Modern architecture with data lakes and cloud warehouses.
Process:
  1. Extract raw data
  2. Load raw data directly into lake/warehouse
  3. Transform using engines like Spark, SQL engines, or dbt
Used when:
  • Storage is cheap (S3, HDFS)
  • Compute is scalable
  • Data scientists need raw and clean copies
ELT is the default modern model.

3. Data Lake

A data lake is a large, inexpensive storage system for raw, semi-structured, and structured data.
Characteristics:
  • Stores all formats: JSON, Parquet, ORC, Avro, images, logs
  • Schema-on-read
  • Cost-effective
  • Supports batch and streaming
Examples:
  • HDFS
  • Amazon S3
  • Azure Data Lake Storage
  • Google Cloud Storage
Advantages:
  • Flexible
  • Scalable
  • Great for big data platforms
  • Ideal for machine learning workloads
Disadvantages:
  • No ACID transactions (traditionally)
  • Harder governance
  • Harder to maintain consistency

4. Data Warehouse

A data warehouse is an optimized, structured analytical storage system.
Characteristics:
  • Stores clean, structured data
  • Schema-on-write
  • Supports SQL analytics
  • Highly optimized for BI and reporting
Examples:
  • Snowflake
  • Amazon Redshift
  • Google BigQuery
  • Apache Hive (warehouse layer on Hadoop)
Advantages:
  • High performance
  • Fast SQL queries
  • Strong governance
  • Reliable for business reporting
Disadvantages:
  • Not ideal for raw or unstructured data
  • More expensive
  • Less flexible than data lakes

5. Data Lakehouse (Modern Hybrid Architecture)
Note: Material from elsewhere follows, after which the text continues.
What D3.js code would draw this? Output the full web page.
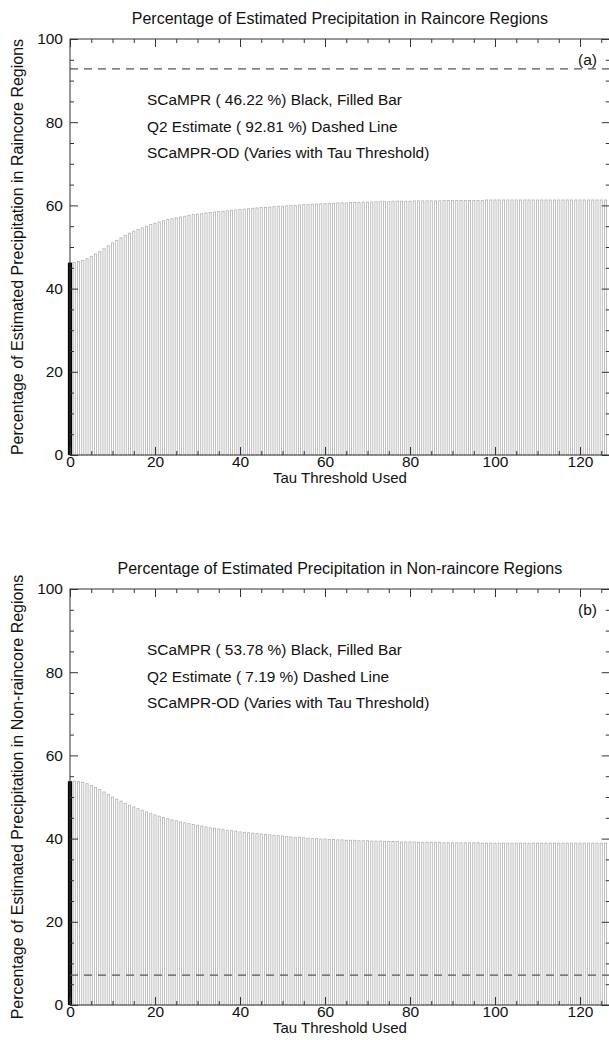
<!DOCTYPE html>
<html>
<head>
<meta charset="utf-8">
<script src="https://cdn.jsdelivr.net/npm/d3@7"></script>
<style>
  body { margin: 0; background: #fff; }
  svg text { font-family: "Liberation Sans", Arial, Helvetica, sans-serif; fill: #111; }
</style>
</head>
<body>
<svg id="chart" width="609" height="1040"></svg>
<script>
// tau thresholds 0..126
const tau = d3.range(0, 127);

// SCaMPR-OD, raincore regions (%)
const raincoreOD = [
  46.2, 46.3, 46.5, 46.8, 47.2, 47.7, 48.3, 48.9, 49.6, 50.3,
  51.0, 51.6, 52.2, 52.8, 53.3, 53.8, 54.2, 54.6, 55.0, 55.4,
  55.7, 56.0, 56.3, 56.6, 56.8, 57.0, 57.2, 57.4, 57.6, 57.8,
  57.9, 58.0, 58.2, 58.3, 58.4, 58.5, 58.6, 58.7, 58.8, 58.9,
  59.0, 59.1, 59.2, 59.3, 59.4, 59.5, 59.5, 59.6, 59.7, 59.8,
  59.8, 59.9, 60.0, 60.0, 60.1, 60.2, 60.2, 60.3, 60.3, 60.4,
  60.4, 60.5, 60.5, 60.6, 60.6, 60.6, 60.7, 60.7, 60.7, 60.8,
  60.8, 60.8, 60.9, 60.9, 60.9, 60.9, 61.0, 61.0, 61.0, 61.0,
  61.0, 61.1, 61.1, 61.1, 61.1, 61.1, 61.1, 61.1, 61.2, 61.2,
  61.2, 61.2, 61.2, 61.2, 61.2, 61.2, 61.2, 61.2, 61.3, 61.3,
  61.3, 61.3, 61.3, 61.3, 61.3, 61.3, 61.3, 61.3, 61.3, 61.3,
  61.3, 61.3, 61.3, 61.3, 61.3, 61.3, 61.3, 61.3, 61.3, 61.3,
  61.3, 61.3, 61.3, 61.3, 61.3, 61.3, 61.3
];

// SCaMPR-OD, non-raincore regions (%)
const nonRaincoreOD = [
  53.8, 53.8, 53.7, 53.5, 53.2, 52.8, 52.3, 51.8, 51.2, 50.6,
  50.0, 49.5, 49.0, 48.5, 48.0, 47.6, 47.2, 46.8, 46.4, 46.0,
  45.7, 45.4, 45.1, 44.8, 44.5, 44.3, 44.0, 43.8, 43.6, 43.4,
  43.2, 43.0, 42.8, 42.6, 42.5, 42.3, 42.2, 42.0, 41.9, 41.8,
  41.6, 41.5, 41.4, 41.3, 41.2, 41.1, 41.0, 40.9, 40.8, 40.7,
  40.6, 40.5, 40.4, 40.3, 40.3, 40.2, 40.1, 40.0, 40.0, 39.9,
  39.9, 39.8, 39.8, 39.7, 39.7, 39.6, 39.6, 39.6, 39.5, 39.5,
  39.5, 39.4, 39.4, 39.4, 39.3, 39.3, 39.3, 39.3, 39.2, 39.2,
  39.2, 39.2, 39.1, 39.1, 39.1, 39.1, 39.1, 39.1, 39.0, 39.0,
  39.0, 39.0, 39.0, 39.0, 39.0, 39.0, 39.0, 38.9, 38.9, 38.9,
  38.9, 38.9, 38.9, 38.9, 38.9, 38.9, 38.9, 38.9, 38.9, 38.9,
  38.9, 38.9, 38.9, 38.9, 38.9, 38.9, 38.9, 38.9, 38.9, 38.9,
  38.9, 38.9, 38.9, 38.9, 38.9, 38.9, 38.9
];

const scamprValues = [46.22, 53.78];
const q2Values = [92.81, 7.19];
const titles = [
  'Percentage of Estimated Precipitation in Raincore Regions',
  'Percentage of Estimated Precipitation in Non-raincore Regions'
];
const yTitles = [
  'Percentage of Estimated Precipitation in Raincore Regions',
  'Percentage of Estimated Precipitation in Non-raincore Regions'
];
const panelTags = ['(a)', '(b)'];
const xTicks = [0, 20, 40, 60, 80, 100, 120];
const yTicks = [0, 20, 40, 60, 80, 100];

const svg = d3.select('#chart');

const drawPanel = (i, top, odValues) => {
  const left = 70, right = 609.75, bottom = top + 416;

  const x = d3.scaleLinear().domain([0, 127]).range([left, right]);
  const y = d3.scaleLinear().domain([0, 100]).range([bottom, top]);

  const g = svg.append('g');

  // OD bars (outlined)
  g.selectAll('.bar')
    .data(tau.map((t, k) => ({ t, v: odValues[k] })))
    .enter().append('rect')
    .attr('class', 'bar')
    .attr('x', d => x(d.t - 0.25))
    .attr('y', d => y(d.v))
    .attr('width', x(0.5) - x(0))
    .attr('height', d => y(0) - y(d.v))
    .attr('fill', '#fff')
    .attr('stroke', '#b8b8b8')
    .attr('stroke-width', 0.9);

  // SCaMPR black bar
  g.append('rect')
    .attr('x', x(-0.5))
    .attr('y', y(scamprValues[i]))
    .attr('width', x(1) - x(0))
    .attr('height', y(0) - y(scamprValues[i]))
    .attr('fill', '#000');

  // Q2 dashed line
  g.append('line')
    .attr('x1', x(0)).attr('x2', right)
    .attr('y1', y(q2Values[i])).attr('y2', y(q2Values[i]))
    .attr('stroke', '#555')
    .attr('stroke-width', 1.2)
    .attr('stroke-dasharray', '8,6');

  // frame
  g.append('rect')
    .attr('x', left).attr('y', top)
    .attr('width', right - left).attr('height', bottom - top)
    .attr('fill', 'none')
    .attr('stroke', '#333')
    .attr('stroke-width', 1);

  const xMinor = d3.range(0, 128, 5).filter(v => v % 20 !== 0);
  const yMinor = d3.range(0, 101, 5).filter(v => v % 20 !== 0);

  const styleAxis = sel => {
    sel.select('.domain').remove();
    sel.selectAll('.tick line').attr('stroke', '#333');
    sel.selectAll('text').attr('font-size', '15.5px').attr('fill', '#111');
  };

  // bottom axis
  g.append('g')
    .attr('transform', `translate(0,${bottom})`)
    .call(d3.axisBottom(x).tickValues(xTicks).tickSize(-8).tickSizeOuter(0).tickPadding(1))
    .call(styleAxis);
  g.append('g')
    .attr('transform', `translate(0,${bottom})`)
    .call(d3.axisBottom(x).tickValues(xMinor).tickSize(-4).tickFormat(''))
    .call(styleAxis);

  // top axis
  g.append('g')
    .attr('transform', `translate(0,${top})`)
    .call(d3.axisTop(x).tickValues(xTicks).tickSize(-8).tickFormat(''))
    .call(styleAxis);
  g.append('g')
    .attr('transform', `translate(0,${top})`)
    .call(d3.axisTop(x).tickValues(xMinor).tickSize(-4).tickFormat(''))
    .call(styleAxis);

  // left axis
  g.append('g')
    .attr('transform', `translate(${left},0)`)
    .call(d3.axisLeft(y).tickValues(yTicks).tickSize(-8).tickPadding(7))
    .call(styleAxis);
  g.append('g')
    .attr('transform', `translate(${left},0)`)
    .call(d3.axisLeft(y).tickValues(yMinor).tickSize(-4).tickFormat(''))
    .call(styleAxis);

  // right axis
  g.append('g')
    .attr('transform', `translate(${right},0)`)
    .call(d3.axisRight(y).tickValues(yTicks).tickSize(-8).tickFormat(''))
    .call(styleAxis);
  g.append('g')
    .attr('transform', `translate(${right},0)`)
    .call(d3.axisRight(y).tickValues(yMinor).tickSize(-4).tickFormat(''))
    .call(styleAxis);

  // titles
  g.append('text')
    .attr('x', (left + right) / 2)
    .attr('y', top - 15)
    .attr('text-anchor', 'middle')
    .attr('font-size', '16px')
    .text(titles[i]);

  g.append('text')
    .attr('x', (left + right) / 2)
    .attr('y', bottom + 27.5)
    .attr('text-anchor', 'middle')
    .attr('font-size', '15px')
    .text('Tau Threshold Used');

  g.append('text')
    .attr('transform', `translate(23,${(top + bottom) / 2}) rotate(-90)`)
    .attr('text-anchor', 'middle')
    .attr('font-size', '16px')
    .text(yTitles[i]);

  g.append('text')
    .attr('x', 578)
    .attr('y', top + 26)
    .attr('font-size', '15.5px')
    .text(panelTags[i]);

  // annotations
  const notes = [
    `SCaMPR ( ${scamprValues[i].toFixed(2)} %) Black, Filled Bar`,
    `Q2 Estimate ( ${q2Values[i].toFixed(2)} %) Dashed Line`,
    'SCaMPR-OD (Varies with Tau Threshold)'
  ];
  g.selectAll('.note')
    .data(notes)
    .enter().append('text')
    .attr('class', 'note')
    .attr('x', 147)
    .attr('y', (d, k) => top + 66 + k * 26.5)
    .attr('font-size', '15.4px')
    .text(d => d);
};

drawPanel(0, 39, raincoreOD);
drawPanel(1, 589, nonRaincoreOD);
</script>
</body>
</html>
A data lakehouse combines the flexibility of a data lake with the reliability of a data warehouse.
Goals:
  • Store raw and clean data in the same place
  • Provide ACID transactions
  • Support SQL, ETL, BI, and ML from one layer
Technologies:
  • Delta Lake (Databricks)
  • Apache Iceberg
  • Apache Hudi
Lakehouse solves the old “lake vs warehouse” debate.

6. Batch and Streaming Pipelines

Modern systems need both.

Batch Processing

Processes large volumes of data periodically.
Used for:
  • Daily ETL
  • Historical analysis
  • Large Spark jobs
  • Machine learning prep
Tools:
  • Apache Spark
  • Hadoop MapReduce
  • Flink (batch mode)
  • AWS Glue

Streaming Processing

Processes data continuously with very low latency.
Used for:
  • Realtime dashboards
  • Fraud detection
  • Live analytics
  • IoT systems
Tools:
  • Spark Structured Streaming
  • Apache Kafka + Kafka Streams
  • Apache Flink
  • Apache Storm
Batch answers yesterday’s questions.
Streaming answers real-time questions.

7. Data Pipelines and Orchestration

A data pipeline is a sequence of steps that move and transform data from source to destination.
Orchestration tools manage, schedule, and monitor these pipelines.
Examples:
  • Apache Airflow
  • Dagster
  • Luigi
  • Prefect
Purpose:
  • Dependency management
  • Retrying failed tasks
  • Scheduling jobs
  • Ensuring reliability

8. File Formats

Modern data engineering relies on optimized file formats.
Important formats:
  • CSV (not efficient)
  • JSON
  • Avro
  • Parquet
  • ORC
Columnar formats like Parquet and ORC are essential for analytics.
Reasons:
  • Compression
  • Predicate pushdown
  • Faster aggregation

9. Metadata and Governance

Data without governance becomes unusable.
Important concepts:
  • Data catalog
  • Lineage
  • Documentation
  • Quality checks
  • Schema enforcement
  • Access control
Tools:
  • AWS Glue Catalog
  • Apache Atlas
  • Apache Ranger

10. Putting It All Together

A real enterprise system typically looks like this:
  1. Data comes from applications, logs, APIs, sensors
  2. Data lands in a data lake (raw zone)
  3. Batch and streaming pipelines clean and transform it
  4. Transformed data is written to curated zones or warehouses
  5. BI dashboards, reports, ML models consume the data
This creates a full analytics ecosystem capable of supporting millions of users and massive data volumes.